MATERIAL FOR THE TASK ::
+-------+

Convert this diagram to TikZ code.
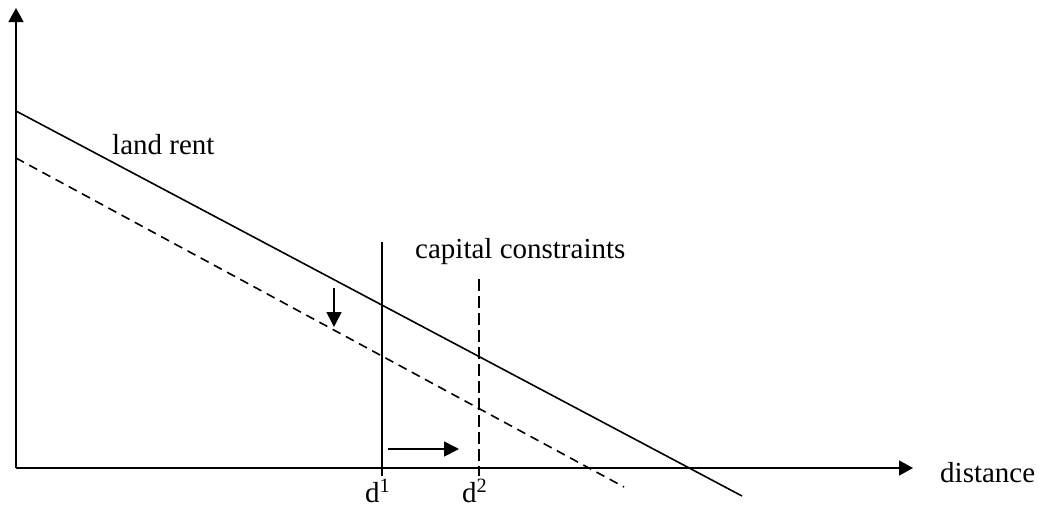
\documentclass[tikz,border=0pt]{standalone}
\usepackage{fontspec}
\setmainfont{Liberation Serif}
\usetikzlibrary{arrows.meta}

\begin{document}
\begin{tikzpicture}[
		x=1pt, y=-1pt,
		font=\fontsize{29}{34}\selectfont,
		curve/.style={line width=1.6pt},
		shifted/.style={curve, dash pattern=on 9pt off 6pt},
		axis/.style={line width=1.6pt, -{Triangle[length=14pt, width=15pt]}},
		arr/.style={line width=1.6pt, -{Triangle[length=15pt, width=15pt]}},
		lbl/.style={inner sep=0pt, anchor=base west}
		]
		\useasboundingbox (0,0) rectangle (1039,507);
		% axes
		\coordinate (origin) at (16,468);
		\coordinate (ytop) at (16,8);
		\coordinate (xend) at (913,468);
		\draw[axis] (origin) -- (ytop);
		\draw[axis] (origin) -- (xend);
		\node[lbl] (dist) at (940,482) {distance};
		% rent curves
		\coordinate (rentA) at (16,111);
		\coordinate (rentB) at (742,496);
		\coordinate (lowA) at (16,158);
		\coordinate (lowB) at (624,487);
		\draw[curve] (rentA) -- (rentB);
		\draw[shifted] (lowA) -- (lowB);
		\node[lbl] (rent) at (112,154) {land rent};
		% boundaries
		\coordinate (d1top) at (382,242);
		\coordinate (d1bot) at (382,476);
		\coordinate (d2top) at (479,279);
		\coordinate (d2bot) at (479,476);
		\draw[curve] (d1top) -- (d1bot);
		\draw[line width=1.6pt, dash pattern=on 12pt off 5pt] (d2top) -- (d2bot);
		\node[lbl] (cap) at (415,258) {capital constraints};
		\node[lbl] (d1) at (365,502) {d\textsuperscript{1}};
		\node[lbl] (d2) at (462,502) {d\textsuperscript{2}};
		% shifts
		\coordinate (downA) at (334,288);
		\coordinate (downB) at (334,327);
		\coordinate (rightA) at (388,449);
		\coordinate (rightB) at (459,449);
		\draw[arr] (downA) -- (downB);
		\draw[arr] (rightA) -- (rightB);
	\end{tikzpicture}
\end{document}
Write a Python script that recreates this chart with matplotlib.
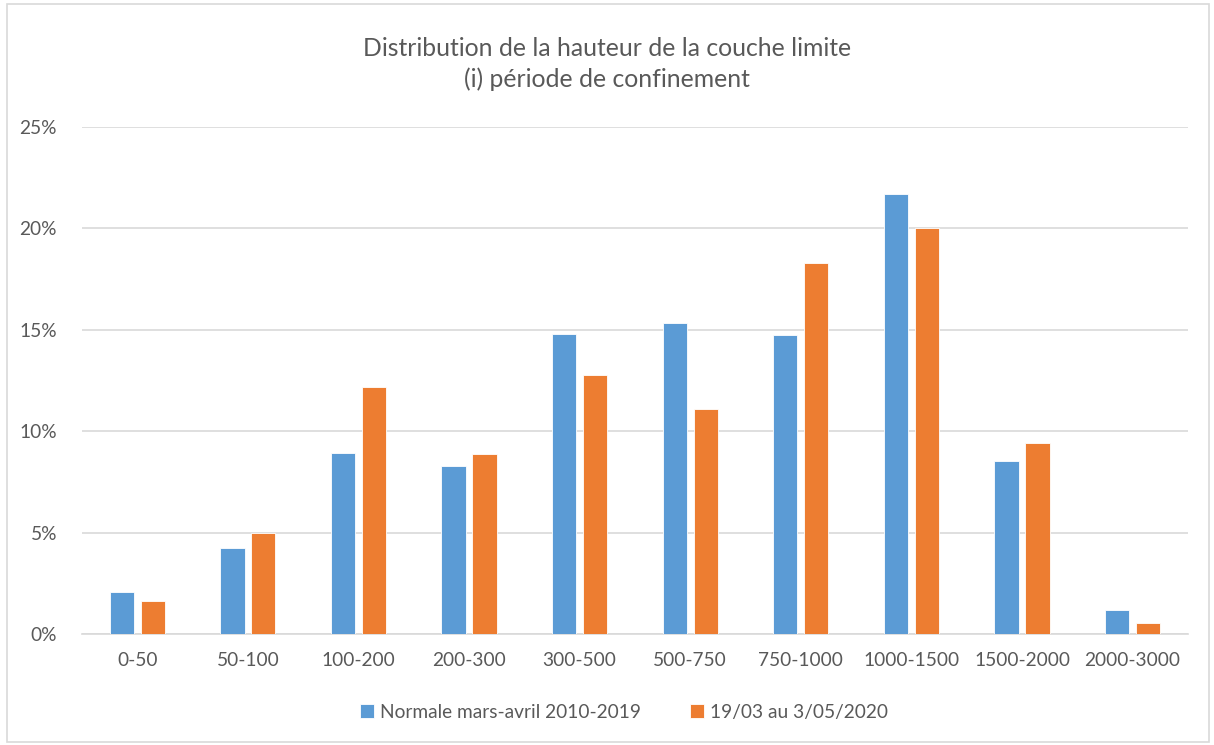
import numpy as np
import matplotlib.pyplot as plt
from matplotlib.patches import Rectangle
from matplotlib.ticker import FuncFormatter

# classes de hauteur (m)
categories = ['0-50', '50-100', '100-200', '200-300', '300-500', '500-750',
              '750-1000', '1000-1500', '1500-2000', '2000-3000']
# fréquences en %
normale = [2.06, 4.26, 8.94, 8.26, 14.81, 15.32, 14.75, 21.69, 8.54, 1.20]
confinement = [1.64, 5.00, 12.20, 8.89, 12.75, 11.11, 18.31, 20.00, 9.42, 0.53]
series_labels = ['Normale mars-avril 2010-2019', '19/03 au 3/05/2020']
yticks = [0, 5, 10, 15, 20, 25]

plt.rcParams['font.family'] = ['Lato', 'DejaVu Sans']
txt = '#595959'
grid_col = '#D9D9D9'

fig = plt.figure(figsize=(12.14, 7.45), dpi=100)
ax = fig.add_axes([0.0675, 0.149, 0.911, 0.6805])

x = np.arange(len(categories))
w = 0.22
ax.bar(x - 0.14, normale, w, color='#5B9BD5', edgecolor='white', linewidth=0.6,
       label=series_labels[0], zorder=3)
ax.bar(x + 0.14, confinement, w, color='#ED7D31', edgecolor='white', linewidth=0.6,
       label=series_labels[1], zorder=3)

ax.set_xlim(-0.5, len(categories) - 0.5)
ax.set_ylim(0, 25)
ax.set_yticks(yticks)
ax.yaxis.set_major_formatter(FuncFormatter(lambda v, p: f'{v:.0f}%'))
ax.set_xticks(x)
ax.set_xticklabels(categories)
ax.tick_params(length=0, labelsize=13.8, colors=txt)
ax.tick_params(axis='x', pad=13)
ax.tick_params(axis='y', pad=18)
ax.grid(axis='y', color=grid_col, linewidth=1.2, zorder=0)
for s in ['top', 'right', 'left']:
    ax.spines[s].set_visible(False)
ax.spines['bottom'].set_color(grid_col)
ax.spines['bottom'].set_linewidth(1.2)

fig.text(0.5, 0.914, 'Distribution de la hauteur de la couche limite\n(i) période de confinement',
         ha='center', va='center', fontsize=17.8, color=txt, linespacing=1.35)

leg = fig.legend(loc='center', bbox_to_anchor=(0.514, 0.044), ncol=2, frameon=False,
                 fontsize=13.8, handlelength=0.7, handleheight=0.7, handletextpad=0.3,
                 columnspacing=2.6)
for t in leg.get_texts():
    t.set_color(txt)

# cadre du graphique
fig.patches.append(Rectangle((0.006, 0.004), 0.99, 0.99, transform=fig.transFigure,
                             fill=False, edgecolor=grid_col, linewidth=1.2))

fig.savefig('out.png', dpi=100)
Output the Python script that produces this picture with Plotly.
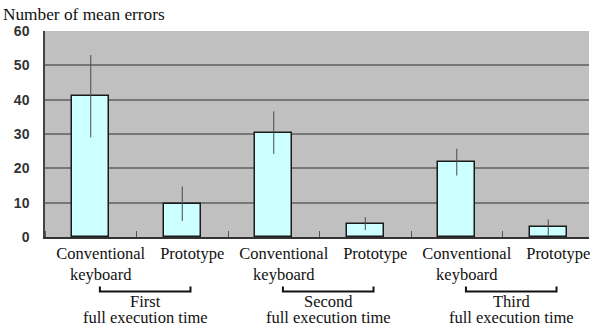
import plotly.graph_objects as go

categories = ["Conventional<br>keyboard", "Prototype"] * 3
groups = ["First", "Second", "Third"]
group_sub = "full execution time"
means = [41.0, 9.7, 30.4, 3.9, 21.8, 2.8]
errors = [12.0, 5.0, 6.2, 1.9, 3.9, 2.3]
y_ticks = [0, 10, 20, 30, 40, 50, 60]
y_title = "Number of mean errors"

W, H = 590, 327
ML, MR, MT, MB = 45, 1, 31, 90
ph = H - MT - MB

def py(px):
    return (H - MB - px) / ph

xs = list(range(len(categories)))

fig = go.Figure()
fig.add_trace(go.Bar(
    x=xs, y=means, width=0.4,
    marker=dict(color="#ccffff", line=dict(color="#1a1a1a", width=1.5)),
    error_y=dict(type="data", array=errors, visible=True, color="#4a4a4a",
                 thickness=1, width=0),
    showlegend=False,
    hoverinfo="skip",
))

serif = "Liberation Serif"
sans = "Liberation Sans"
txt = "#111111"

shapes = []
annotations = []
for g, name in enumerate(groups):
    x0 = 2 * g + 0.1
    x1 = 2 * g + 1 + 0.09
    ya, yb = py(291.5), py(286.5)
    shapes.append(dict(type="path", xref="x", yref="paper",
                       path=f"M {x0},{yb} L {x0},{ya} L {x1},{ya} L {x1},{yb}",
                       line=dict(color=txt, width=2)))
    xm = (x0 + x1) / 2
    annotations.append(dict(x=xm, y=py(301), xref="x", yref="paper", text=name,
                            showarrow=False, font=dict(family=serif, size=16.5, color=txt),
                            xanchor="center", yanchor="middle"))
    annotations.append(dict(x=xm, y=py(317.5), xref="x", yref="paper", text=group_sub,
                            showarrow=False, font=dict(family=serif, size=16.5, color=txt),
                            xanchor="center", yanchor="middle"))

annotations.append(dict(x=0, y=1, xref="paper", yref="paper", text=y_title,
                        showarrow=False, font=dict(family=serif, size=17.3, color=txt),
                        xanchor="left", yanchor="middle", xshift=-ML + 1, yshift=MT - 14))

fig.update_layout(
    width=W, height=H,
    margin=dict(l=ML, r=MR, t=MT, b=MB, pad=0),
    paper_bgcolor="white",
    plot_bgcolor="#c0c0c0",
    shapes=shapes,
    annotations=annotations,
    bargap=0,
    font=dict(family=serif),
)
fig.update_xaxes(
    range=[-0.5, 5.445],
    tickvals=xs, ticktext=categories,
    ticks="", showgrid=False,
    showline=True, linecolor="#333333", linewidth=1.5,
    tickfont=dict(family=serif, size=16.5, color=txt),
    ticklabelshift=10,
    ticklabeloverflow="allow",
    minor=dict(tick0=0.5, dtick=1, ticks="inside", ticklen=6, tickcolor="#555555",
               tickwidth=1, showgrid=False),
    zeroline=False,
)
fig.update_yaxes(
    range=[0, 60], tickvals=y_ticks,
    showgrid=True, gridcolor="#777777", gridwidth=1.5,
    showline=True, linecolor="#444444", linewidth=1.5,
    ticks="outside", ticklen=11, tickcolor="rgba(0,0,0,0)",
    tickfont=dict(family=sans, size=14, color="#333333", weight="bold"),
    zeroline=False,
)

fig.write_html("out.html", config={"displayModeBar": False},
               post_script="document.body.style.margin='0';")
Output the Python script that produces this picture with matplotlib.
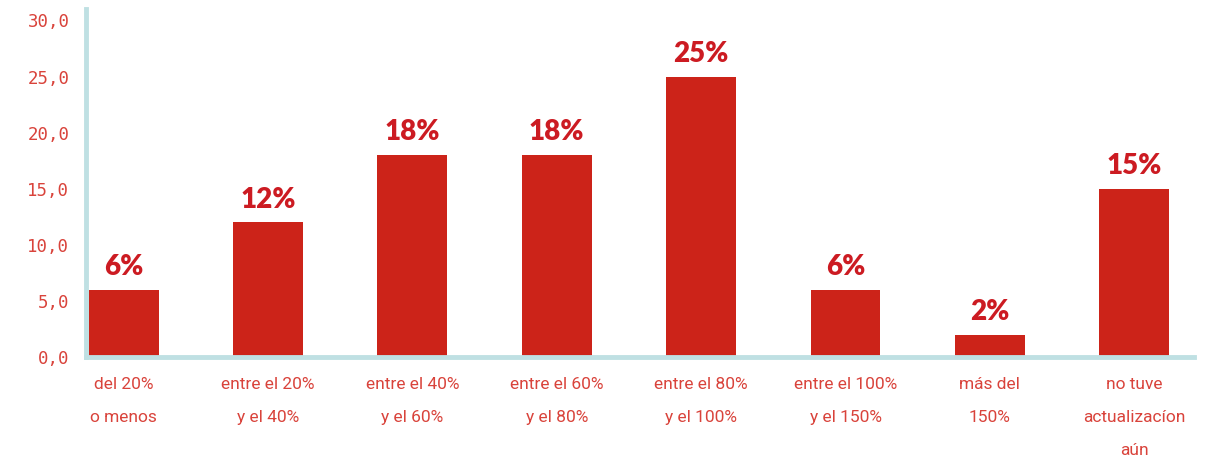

+-------+

WRITTEN EXERCISE :: Work through the listing above and report how many lines include the string "Output", with no other text.

EXERCISE RESPONSE :: 2